While Justin Trudeau appealed to the angels of Canadians’ better nature, in what appears less than 48 hours before election day to be a winning campaign of hope that will see him become Canada’s next Prime Minister, Mr. Mulcair piled onto Harper’s campaign, aimed at the annihilation of the Liberal leader — in 2015, Canadians have clearly had enough of the politics of personal destruction, as the Tory campaign has engaged in divisiveness and the politics of xenophobia and racist provocation, while Mulcair, and the New Democrats, has continued to rely on the Just Not Ready narrative.

Justin Trudeau’s Campaign of Hope: giving the lie to the Just Not Ready narrative.
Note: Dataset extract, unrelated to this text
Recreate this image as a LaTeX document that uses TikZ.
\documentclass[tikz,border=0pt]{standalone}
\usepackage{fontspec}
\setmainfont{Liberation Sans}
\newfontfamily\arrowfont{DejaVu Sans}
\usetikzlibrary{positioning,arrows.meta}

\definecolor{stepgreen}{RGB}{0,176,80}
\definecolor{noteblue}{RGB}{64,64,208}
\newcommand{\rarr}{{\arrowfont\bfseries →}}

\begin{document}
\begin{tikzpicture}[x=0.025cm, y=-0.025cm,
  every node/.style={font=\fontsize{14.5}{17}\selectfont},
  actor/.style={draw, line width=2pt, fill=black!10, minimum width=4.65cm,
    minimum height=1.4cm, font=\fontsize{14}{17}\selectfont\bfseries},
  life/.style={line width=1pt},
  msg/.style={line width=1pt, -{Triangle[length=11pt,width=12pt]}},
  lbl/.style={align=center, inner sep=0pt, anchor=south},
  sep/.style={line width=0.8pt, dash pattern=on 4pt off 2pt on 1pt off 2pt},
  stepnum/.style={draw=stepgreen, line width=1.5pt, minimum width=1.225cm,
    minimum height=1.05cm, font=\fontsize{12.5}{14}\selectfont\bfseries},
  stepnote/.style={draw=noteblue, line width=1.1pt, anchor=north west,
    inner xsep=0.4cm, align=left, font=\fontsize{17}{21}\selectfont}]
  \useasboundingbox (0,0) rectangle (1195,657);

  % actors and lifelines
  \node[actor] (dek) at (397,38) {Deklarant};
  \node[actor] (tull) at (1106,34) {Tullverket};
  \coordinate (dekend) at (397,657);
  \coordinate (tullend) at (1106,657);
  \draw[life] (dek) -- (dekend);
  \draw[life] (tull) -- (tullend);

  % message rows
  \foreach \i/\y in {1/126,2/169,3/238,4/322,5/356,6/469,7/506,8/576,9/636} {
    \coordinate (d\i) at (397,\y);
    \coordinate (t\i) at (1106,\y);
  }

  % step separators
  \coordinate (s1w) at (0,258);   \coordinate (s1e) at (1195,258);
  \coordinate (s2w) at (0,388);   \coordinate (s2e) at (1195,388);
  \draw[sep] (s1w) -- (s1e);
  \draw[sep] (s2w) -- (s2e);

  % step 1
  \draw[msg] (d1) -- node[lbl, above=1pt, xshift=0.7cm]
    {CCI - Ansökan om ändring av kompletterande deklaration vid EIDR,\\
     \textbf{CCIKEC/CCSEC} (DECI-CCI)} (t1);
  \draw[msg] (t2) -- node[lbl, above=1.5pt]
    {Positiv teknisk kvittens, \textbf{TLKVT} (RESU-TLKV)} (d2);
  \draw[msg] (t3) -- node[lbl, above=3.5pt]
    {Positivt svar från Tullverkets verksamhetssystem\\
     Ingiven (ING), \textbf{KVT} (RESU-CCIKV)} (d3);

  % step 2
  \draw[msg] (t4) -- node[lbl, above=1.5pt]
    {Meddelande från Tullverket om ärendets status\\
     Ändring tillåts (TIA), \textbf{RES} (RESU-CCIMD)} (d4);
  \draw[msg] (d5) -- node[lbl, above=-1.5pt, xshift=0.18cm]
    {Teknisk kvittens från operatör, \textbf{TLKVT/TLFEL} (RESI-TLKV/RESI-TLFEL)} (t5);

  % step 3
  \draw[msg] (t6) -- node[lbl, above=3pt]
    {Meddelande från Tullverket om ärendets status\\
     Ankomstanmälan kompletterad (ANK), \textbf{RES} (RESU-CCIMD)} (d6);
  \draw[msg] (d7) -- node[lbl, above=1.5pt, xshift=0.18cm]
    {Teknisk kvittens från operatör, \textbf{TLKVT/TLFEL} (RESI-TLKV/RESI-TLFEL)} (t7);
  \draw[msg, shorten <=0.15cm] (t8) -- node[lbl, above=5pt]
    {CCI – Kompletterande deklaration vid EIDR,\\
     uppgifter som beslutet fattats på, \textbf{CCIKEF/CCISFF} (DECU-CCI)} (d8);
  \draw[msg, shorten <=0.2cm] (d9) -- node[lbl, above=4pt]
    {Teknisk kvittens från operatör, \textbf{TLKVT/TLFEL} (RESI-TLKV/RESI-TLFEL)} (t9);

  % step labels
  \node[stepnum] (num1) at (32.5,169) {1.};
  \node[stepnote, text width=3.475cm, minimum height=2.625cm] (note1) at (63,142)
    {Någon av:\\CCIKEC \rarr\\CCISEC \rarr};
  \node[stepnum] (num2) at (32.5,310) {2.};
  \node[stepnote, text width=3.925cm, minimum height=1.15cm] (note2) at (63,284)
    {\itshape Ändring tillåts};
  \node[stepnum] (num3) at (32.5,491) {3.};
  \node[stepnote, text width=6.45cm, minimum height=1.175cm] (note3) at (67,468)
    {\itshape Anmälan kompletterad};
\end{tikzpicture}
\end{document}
Then there’s the listless, too-safe-by-far and, at least of late, unfocused nature of the New Democratic Party campaign, with NDP leader Tom Mulcair no longer seen as the effective and necessary agent of change, waging an uninspiring protean and prosaic campaign that seems only to say to Canadians, “Well, gosh, we’re just darn better than the other guys.”
Honestly, what is the real difference between the Liberal and New Democratic Party campaign platforms? Mr. Trudeau has made a more compelling and — and as left-wing gadfly and columnist Terry Glavin writes in his Ottawa Citizen column — more rousing argument for change …
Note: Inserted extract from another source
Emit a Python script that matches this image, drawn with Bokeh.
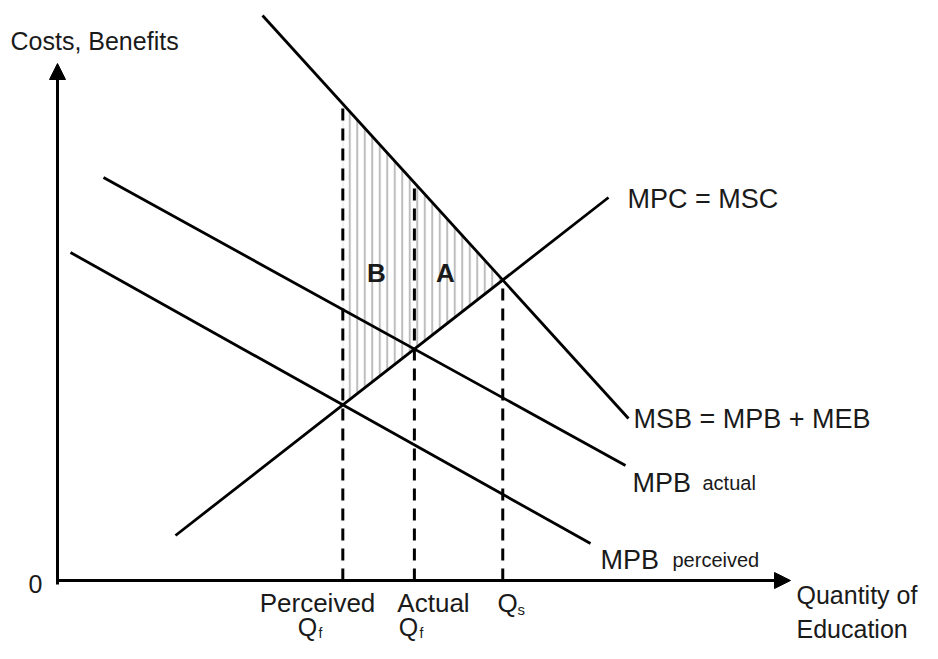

“You don’t have to drill down through the finer points of the NDP and Liberal campaign platforms to notice that the few substantial differences in their economic and spending policies can be read in such a way as to situate the Liberals to the left of the NDP. The foreign policy and domestic policy notes on everybody’s election concertinas are in the same key. Terrorism, citizenship revocation, niqabs, trade policy, Syrian refugees and the parties’ tireless wooing of ethnic votes have ended up being at least as entertaining as the competing bread and butter tunes all three parties were hoping to play. But between Mulcair and Trudeau, it’s Trudeau’s renditions that are proving the most rousing.”

Glavin then goes on to write about Trudeau’s inspiring leadership …
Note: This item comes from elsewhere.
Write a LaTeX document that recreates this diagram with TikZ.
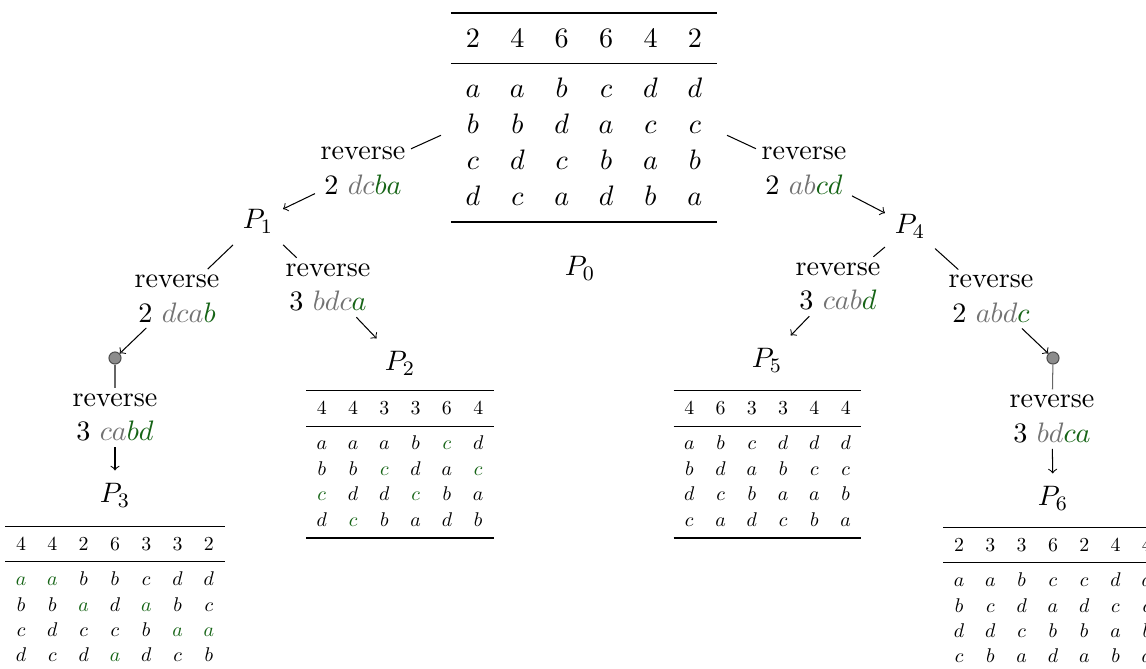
\documentclass[11pt,tikz,border=0pt]{standalone}
\usepackage{booktabs}
\usepackage{graphicx}
\definecolor{grn}{RGB}{22,100,22}
\definecolor{gry}{RGB}{115,115,115}
\newcommand\cG[1]{\textcolor{grn}{#1}}
\newcommand\cY[1]{\textcolor{gry}{#1}}
\setlength\tabcolsep{5.74pt}
\renewcommand\arraystretch{1.03}
\begin{document}
\begin{tikzpicture}[x=0.389pt,y=-0.389pt,
  lab/.style={align=center,inner sep=2pt},
  pn/.style={text height=8.8pt,text depth=2.6pt},
  tabn/.style={anchor=north},
  dotn/.style={circle,inner sep=0pt,minimum size=4.7pt,fill=black!45,draw=black!70},
  glink/.style={draw=black!60},
  arr/.style={->}
]
\useasboundingbox (0,0) rectangle (1146,668);

% P0 table
\node[tabn] (P0tab) at (584,2.1) {\begin{tabular}{cccccc}\toprule
2&4&6&6&4&2\\\midrule
$a$&$a$&$b$&$c$&$d$&$d$\\
$b$&$b$&$d$&$a$&$c$&$c$\\
$c$&$d$&$c$&$b$&$a$&$b$\\
$d$&$c$&$a$&$d$&$b$&$a$\\\bottomrule
\end{tabular}};
\node[pn] (P0) at (580,268) {$P_0$};

% level 1
\node[lab] (L1) at (363,170.5) {reverse\\2 $\cY{dc}\cG{ba}$};
\node[pn] (P1) at (258,221) {$P_1$};
\node[lab] (L4) at (804,171) {reverse\\2 $\cY{ab}\cG{cd}$};
\node[pn] (P4) at (910,226) {$P_4$};

% P1 children
\node[lab] (L3a) at (177,298.5) {reverse\\2 $\cY{dca}\cG{b}$};
\node[dotn] (d1) at (115,358) {};
\node[lab] (L3b) at (115,417.5) {reverse\\3 $\cY{ca}\cG{bd}$};
\node[pn] (P3) at (115,495) {$P_3$};
\node[tabn] (P3tab) at (115,515.6) {\scalebox{0.705}{\begin{tabular}{ccccccc}\toprule
4&4&2&6&3&3&2\\\midrule
$\cG{a}$&$\cG{a}$&$b$&$b$&$c$&$d$&$d$\\
$b$&$b$&$\cG{a}$&$d$&$\cG{a}$&$b$&$c$\\
$c$&$d$&$c$&$c$&$b$&$\cG{a}$&$\cG{a}$\\
$d$&$c$&$d$&$\cG{a}$&$d$&$c$&$b$\\\bottomrule
\end{tabular}}};

\node[lab] (L2) at (328,287.5) {reverse\\3 $\cY{bdc}\cG{a}$};
\node[pn] (P2) at (400,363) {$P_2$};
\node[tabn] (P2tab) at (400,379.8) {\scalebox{0.705}{\begin{tabular}{cccccc}\toprule
4&4&3&3&6&4\\\midrule
$a$&$a$&$a$&$b$&$\cG{c}$&$d$\\
$b$&$b$&$\cG{c}$&$d$&$a$&$\cG{c}$\\
$\cG{c}$&$d$&$d$&$\cG{c}$&$b$&$a$\\
$d$&$\cG{c}$&$b$&$a$&$d$&$b$\\\bottomrule
\end{tabular}}};

% P4 children
\node[lab] (L5) at (838,286.5) {reverse\\3 $\cY{cab}\cG{d}$};
\node[pn] (P5) at (767,360) {$P_5$};
\node[tabn] (P5tab) at (767.5,379.8) {\scalebox{0.705}{\begin{tabular}{cccccc}\toprule
4&6&3&3&4&4\\\midrule
$a$&$b$&$c$&$d$&$d$&$d$\\
$b$&$d$&$a$&$b$&$c$&$c$\\
$d$&$c$&$b$&$a$&$a$&$b$\\
$c$&$a$&$d$&$c$&$b$&$a$\\\bottomrule
\end{tabular}}};

\node[lab] (L6a) at (991,299) {reverse\\2 $\cY{abd}\cG{c}$};
\node[dotn] (d2) at (1053,358) {};
\node[lab] (L6b) at (1052,419) {reverse\\3 $\cY{bd}\cG{ca}$};
\node[pn] (P6) at (1053,498) {$P_6$};
\node[tabn] (P6tab) at (1053,516.6) {\scalebox{0.705}{\begin{tabular}{ccccccc}\toprule
2&3&3&6&2&4&4\\\midrule
$a$&$a$&$b$&$c$&$c$&$d$&$d$\\
$b$&$c$&$d$&$a$&$d$&$c$&$c$\\
$d$&$d$&$c$&$b$&$b$&$a$&$b$\\
$c$&$b$&$a$&$d$&$a$&$b$&$a$\\\bottomrule
\end{tabular}}};

% connectors
\draw (P0tab.187) -- (L1);
\draw[arr] (L1) -- (P1);
\draw (P0tab.353) -- (L4);
\draw[arr] (L4) -- (P4);

\draw (P1) -- (L3a);
\draw[arr] (L3a) -- (d1);
\draw[glink] (d1) -- (L3b);
\draw[arr] (L3b) -- (P3);
\draw (P1) -- (L2);
\draw[arr] (L2) -- (P2);

\draw (P4) -- (L5);
\draw[arr] (L5) -- (P5);
\draw (P4) -- (L6a);
\draw[arr] (L6a) -- (d2);
\draw[glink] (d2) -- (L6b);
\draw[arr] (L6b) -- (P6);
\end{tikzpicture}
\end{document}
“While Mulcair gives the impression of mostly being aggravated by the Conservatives’ deucedly fiendish campaign chess moves, Trudeau relishes the fight, insisting that what is at stake are inviolable frontiers that decent societies must never allow to be crossed. Hallowed boundaries circle the dignity of the individual and the rights of citizenship, Trudeau will tell you, and fleeting assumptions about the civic good or national security, no matter how popular, must not be permitted to trespass across them.”

“That’s the sterner stuff of liberal idealism. It is a devil of a thing to champion effectively at the best of times, but it is the difficult philosophical standpoint that Trudeau has been most vigorously and extemporaneously defending. What does Mulcair stand for again? What does Harper stand for?”

While it is true that Tom Mulcair and the New Democrats have not necessarily made any discernible faux pas during the course of the 42nd national election campaign, Tom Mulcair and the New Democratic Party of Canada have failed to galvanize their initial support as the best alternative to a tired and out of touch Conservative Party — which is too bad, really.
For, make no mistake, Tom Mulcair and the New Democrats — even given the lacklustre nature of their campaign, and their utter failure to inspire the imaginations of Canadians on the topic of a fairer Canada — remain the singular party of principle on the national scene, the one federal and provincial political party that will always, always, always support and further the aspirations of working Canadians for a better future for themselves and for their families, and in the process … a better Canada.

2015 Canadian Federal election: Vote for Change

On Monday, October 19th make your voice heard. As we’ve written previously, consult with Éric Grenier’s threehundredeight.com, and make sure that you cast a ballot for the Liberal or NDP candidate in your riding who will best be able to defeat the Conservative candidate on the ballot.